### DIRECTIVE
Output the material exactly, but drop every image it holds.

- - -

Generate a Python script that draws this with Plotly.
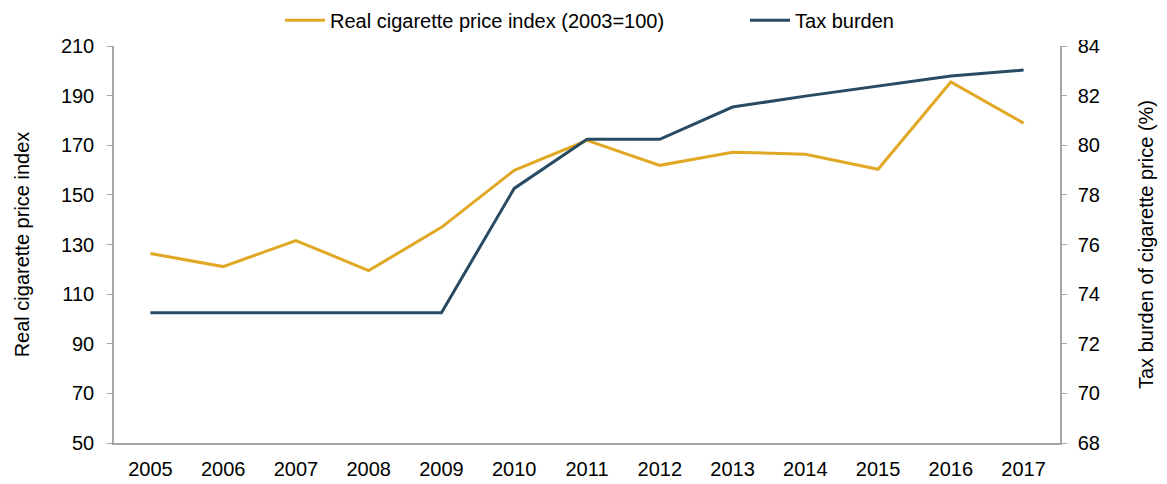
import plotly.graph_objects as go

years = ["2005", "2006", "2007", "2008", "2009", "2010", "2011",
         "2012", "2013", "2014", "2015", "2016", "2017"]
price_index = [126.4, 121.1, 131.6, 119.5, 136.9, 159.9, 172.0,
               161.9, 167.2, 166.4, 160.3, 195.5, 178.9]
tax_burden = [73.25, 73.25, 73.25, 73.25, 73.25, 78.26, 80.24,
              80.24, 81.54, 81.98, 82.38, 82.79, 83.03]

left_ticks = [50, 70, 90, 110, 130, 150, 170, 190, 210]
right_ticks = [68, 70, 72, 74, 76, 78, 80, 82, 84]

GOLD = "#E0A825"
NAVY = "#284B63"
AXIS = "#A6A6A6"
FONT = "Liberation Sans, Arial, sans-serif"
FS = 20

fig = go.Figure()
fig.add_trace(go.Scatter(
    x=years, y=price_index, mode="lines",
    name="Real cigarette price index (2003=100)",
    line=dict(color=GOLD, width=3),
))
fig.add_trace(go.Scatter(
    x=years, y=tax_burden, mode="lines", name="Tax burden",
    line=dict(color=NAVY, width=3), yaxis="y2",
))

fig.update_layout(
    width=1167, height=484,
    margin=dict(l=114, r=107, t=46, b=41, autoexpand=False),
    plot_bgcolor="white", paper_bgcolor="white",
    font=dict(family=FONT, size=FS, color="#000000"),
    showlegend=True,
    legend=dict(orientation="h", x=0.1755, xanchor="left",
                y=0.958, yanchor="middle", yref="container",
                font=dict(size=FS), itemwidth=40, tracegroupgap=0,
                entrywidth=410, entrywidthmode="pixels"),
    xaxis=dict(
        type="category", showgrid=False, showline=True, linecolor=AXIS,
        linewidth=1.5, ticks="", tickfont=dict(size=FS), ticklabelstandoff=7,
        range=[-0.5, 12.5],
    ),
    yaxis=dict(
        range=[50, 210], tickvals=left_ticks, showgrid=False, zeroline=False,
        showline=True, linecolor=AXIS, linewidth=1.5, ticks="outside",
        ticklen=5, tickcolor=AXIS, tickfont=dict(size=FS),
        ticklabelstandoff=9,
        title=dict(text="Real cigarette price index", font=dict(size=FS),
                   standoff=26),
    ),
    yaxis2=dict(
        range=[68, 84], tickvals=right_ticks, overlaying="y", side="right",
        showgrid=False, zeroline=False, showline=True, linecolor=AXIS,
        linewidth=1.5, ticks="outside", ticklen=5, tickcolor=AXIS,
        tickfont=dict(size=FS), ticklabelstandoff=7,
        title=dict(text="Tax burden of cigarette price (%)",
                   font=dict(size=FS), standoff=40),
    ),
)

fig.write_html("out.html")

- - -

### SOLUTION
Generate a Python script that draws this with Plotly.
import plotly.graph_objects as go

years = ["2005", "2006", "2007", "2008", "2009", "2010", "2011",
         "2012", "2013", "2014", "2015", "2016", "2017"]
price_index = [126.4, 121.1, 131.6, 119.5, 136.9, 159.9, 172.0,
               161.9, 167.2, 166.4, 160.3, 195.5, 178.9]
tax_burden = [73.25, 73.25, 73.25, 73.25, 73.25, 78.26, 80.24,
              80.24, 81.54, 81.98, 82.38, 82.79, 83.03]

left_ticks = [50, 70, 90, 110, 130, 150, 170, 190, 210]
right_ticks = [68, 70, 72, 74, 76, 78, 80, 82, 84]

GOLD = "#E0A825"
NAVY = "#284B63"
AXIS = "#A6A6A6"
FONT = "Liberation Sans, Arial, sans-serif"
FS = 20

fig = go.Figure()
fig.add_trace(go.Scatter(
    x=years, y=price_index, mode="lines",
    name="Real cigarette price index (2003=100)",
    line=dict(color=GOLD, width=3),
))
fig.add_trace(go.Scatter(
    x=years, y=tax_burden, mode="lines", name="Tax burden",
    line=dict(color=NAVY, width=3), yaxis="y2",
))

fig.update_layout(
    width=1167, height=484,
    margin=dict(l=114, r=107, t=46, b=41, autoexpand=False),
    plot_bgcolor="white", paper_bgcolor="white",
    font=dict(family=FONT, size=FS, color="#000000"),
    showlegend=True,
    legend=dict(orientation="h", x=0.1755, xanchor="left",
                y=0.958, yanchor="middle", yref="container",
                font=dict(size=FS), itemwidth=40, tracegroupgap=0,
                entrywidth=410, entrywidthmode="pixels"),
    xaxis=dict(
        type="category", showgrid=False, showline=True, linecolor=AXIS,
        linewidth=1.5, ticks="", tickfont=dict(size=FS), ticklabelstandoff=7,
        range=[-0.5, 12.5],
    ),
    yaxis=dict(
        range=[50, 210], tickvals=left_ticks, showgrid=False, zeroline=False,
        showline=True, linecolor=AXIS, linewidth=1.5, ticks="outside",
        ticklen=5, tickcolor=AXIS, tickfont=dict(size=FS),
        ticklabelstandoff=9,
        title=dict(text="Real cigarette price index", font=dict(size=FS),
                   standoff=26),
    ),
    yaxis2=dict(
        range=[68, 84], tickvals=right_ticks, overlaying="y", side="right",
        showgrid=False, zeroline=False, showline=True, linecolor=AXIS,
        linewidth=1.5, ticks="outside", ticklen=5, tickcolor=AXIS,
        tickfont=dict(size=FS), ticklabelstandoff=7,
        title=dict(text="Tax burden of cigarette price (%)",
                   font=dict(size=FS), standoff=40),
    ),
)

fig.write_html("out.html")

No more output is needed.